Já me é impossível estar em qualquer lugar fora do meu habitat e não precipitar-me no cascalho, por mais que estas reportagens para publicações de turismo me tornem a agenda tão carregada quanto a de deputado do Centrão em viagem presidencial.
Se a gente não vê todos os cartões postais e come nos restaurantes estrelados, não vale.
Da ponte de Williamsburg às dunas de Jeri, das cidadezinhas à beira do Solimões à costa do Pacífico mexicano, é agora preciso correr para eu restaurar um certo equilíbrio psicológico – e calórico, também, claro, por amor de neutralizar o pargo grelhado, o camarão frito e a birita.
Negócio instigante é que, de todo o repertório de 49 anos bem ouvidos, nada – e nada é zero mesmo, niente, coisa nenhuma – me vem a cabeça durante uma corrida.

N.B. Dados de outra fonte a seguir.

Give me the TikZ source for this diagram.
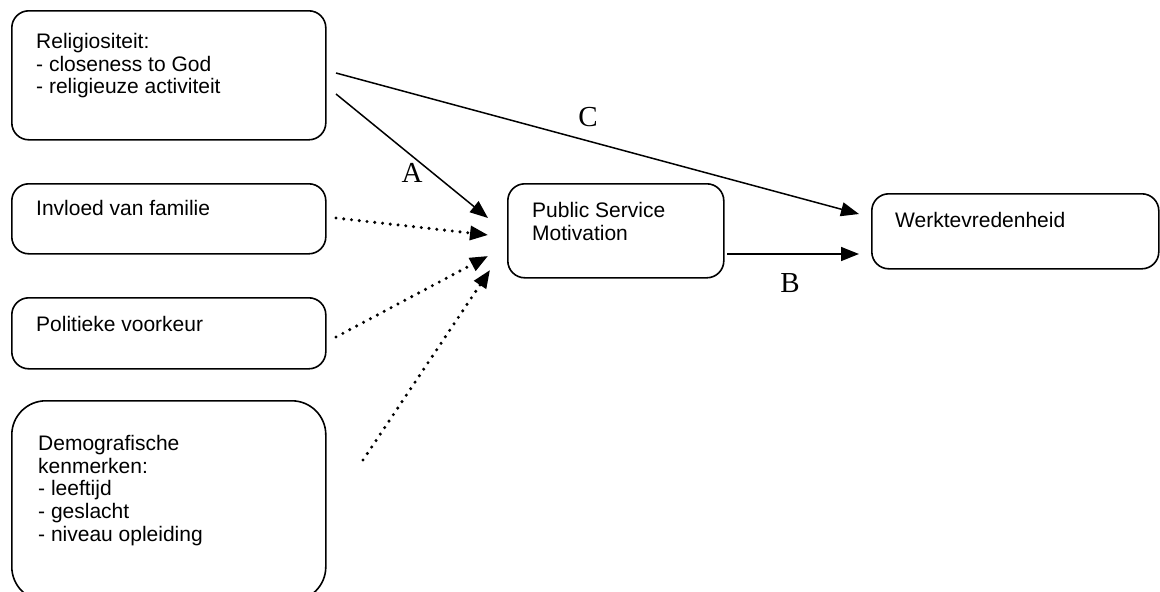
\documentclass[tikz,border=0pt]{standalone}
\usepackage{fontspec}
\setmainfont{Liberation Sans}
\newfontfamily\serifabc{Liberation Serif}
\usetikzlibrary{arrows.meta,calc}
\begin{document}
\begin{tikzpicture}[x=1pt,y=-1pt,
  box/.style={draw, line width=1.6pt, rounded corners=17pt, anchor=north west, inner sep=0pt},
  txt/.style={anchor=north west, inner sep=0pt, align=left, font=\fontsize{21}{22.7}\selectfont},
  lab/.style={font=\serifabc\fontsize{29}{29}\selectfont, inner sep=0pt},
  solidarrow/.style={line width=1.5pt, -{Triangle[length=18pt,width=14pt]}},
  dotarrow/.style={line width=3.4pt, line cap=round, dash pattern=on 0pt off 7.8pt, -{Triangle[length=18pt,width=14pt]}}]
\useasboundingbox (0,0) rectangle (1160,592);

% boxes
\node[box, minimum width=314pt, minimum height=129pt] (rel) at (11,10) {};
\node[box, minimum width=314pt, minimum height=70pt] (fam) at (11,183) {};
\node[box, minimum width=314pt, minimum height=71pt] (pol) at (11,297) {};
\node[box, minimum width=314pt, minimum height=200pt, rounded corners=34pt] (dem) at (11,400) {};
\node[box, minimum width=216pt, minimum height=94pt] (psm) at (507,183) {};
\node[box, minimum width=287pt, minimum height=75pt] (wrk) at (871,193) {};

% texts
\node[txt] (relt) at (36,33) {Religiositeit:\\- closeness to God\\- religieuze activiteit};
\node[txt] (famt) at (36,200) {Invloed van familie};
\node[txt] (polt) at (36,316) {Politieke voorkeur};
\node[txt] (demt) at (38,435) {Demografische\\kenmerken:\\- leeftijd\\- geslacht\\- niveau opleiding};
\node[txt] (psmt) at (532,202) {Public Service\\Motivation};
\node[txt] (wrkt) at (895,212) {Werktevredenheid};

% connector ends
\coordinate (a0) at (336,94);  \coordinate (a1) at (488,218);
\coordinate (c0) at (336,73);  \coordinate (c1) at (859,214);
\coordinate (b0) at (727,254); \coordinate (b1) at (859,254);
\coordinate (f0) at (336,218); \coordinate (f1) at (488,235);
\coordinate (p0) at (336,337); \coordinate (p1) at (488,256);
\coordinate (d0) at (363,460); \coordinate (d1) at (490,270);

\draw[solidarrow] (a0) -- (a1);
\draw[solidarrow] (c0) -- (c1);
\draw[solidarrow] (b0) -- (b1);
\draw[dotarrow] (f0) -- (f1);
\draw[dotarrow] (p0) -- (p1);
\draw[dotarrow] (d0) -- (d1);

% labels
\node[lab] (la) at (412,173) {A};
\node[lab] (lb) at (790,283) {B};
\node[lab] (lc) at (588,117) {C};
\end{tikzpicture}
\end{document}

Pode ela durar 43 minutos, como hoje, minha despedida das dunas e dos alagados mais lindos do mundo, ou 3 horas e 40 minutos, tempo de minha primeira maratona em Essepê.
Talvez se eu me forçasse a montar playlists imaginários durante a corrida, quem sabe conseguisse ouvir mentalmente F Come Femme, Vou Botar seu nome no SPC, A day in the Life, Aos Pé da Cruz, Computer Love, os dois hinos da Portuguesa.
Ou troços completamente onomatopaicos, tipo Undiú.
Mesmo quando a coisa é muito explícita, quando a gente está sobre a música, por assim dizer, não há garantia nenhuma que a melodia venha. Nem mesmo clássicos toponímicos do nível de Ronda, Samba do Arnesto, Trem das Onze, Punk da Periferia, Garota de Ipanema, Saudade de Itapuã.
Se bem me lembro, nem mesmo Praça Clóvis, quando passei por ela (ou pela vizinha João Mendes), surgiu na minha mente numa corrida uns muitos domingos atrás.
É isso aí: corrida é uma espécie de meditação. E não exatamente aquela do Tom Jobim.